According to the latest findings, in the last six months from August 2010 to February 2011, the national maximum APY for term accounts dropped from 2.21 percent to 1.85 percent, a decrease of 36 bps or 16 percent. At the same time, the minimum APY for term accounts dropped from 0.25 percent in August of 2010 to 0.14 percent in February, a decrease of 11 bps or 45 percent. These decreases pushed the national average APY down 21 bps, from 0.96 percent in August to 0.75 percent in February (see Figure 1).

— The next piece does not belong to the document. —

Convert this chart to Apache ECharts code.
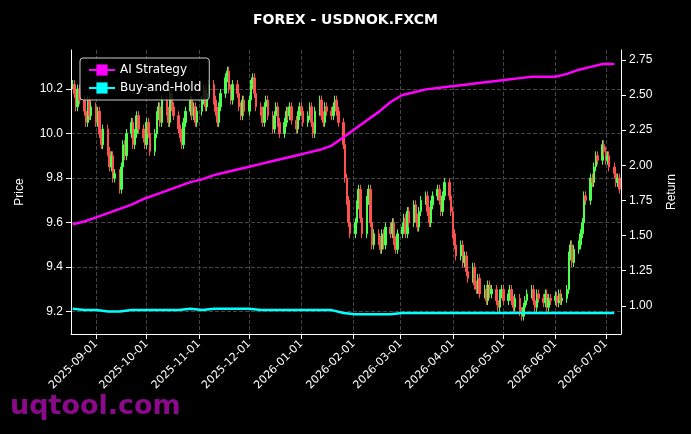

The maximum APY for liquid accounts also declined in the last six months from 1.62 percent to 1.49 percent, a decrease of 14 bps or 8 percent. The minimum APY did not change as it is near zero at 0.01 percent.
The decrease in the maximum APY pushed the national average APY for liquid accounts closer to the minimum level – from 0.26 percent to 0.21 percent or a drop of 5 bps (see Figure 2).
What this indicates is that financial institutions are lowering their interest expenses, especially on their highest yield products. Rollover maturing CDs are now yielding 36 bps less on the top rates, and 21 bps less on the average rate than they did six months ago.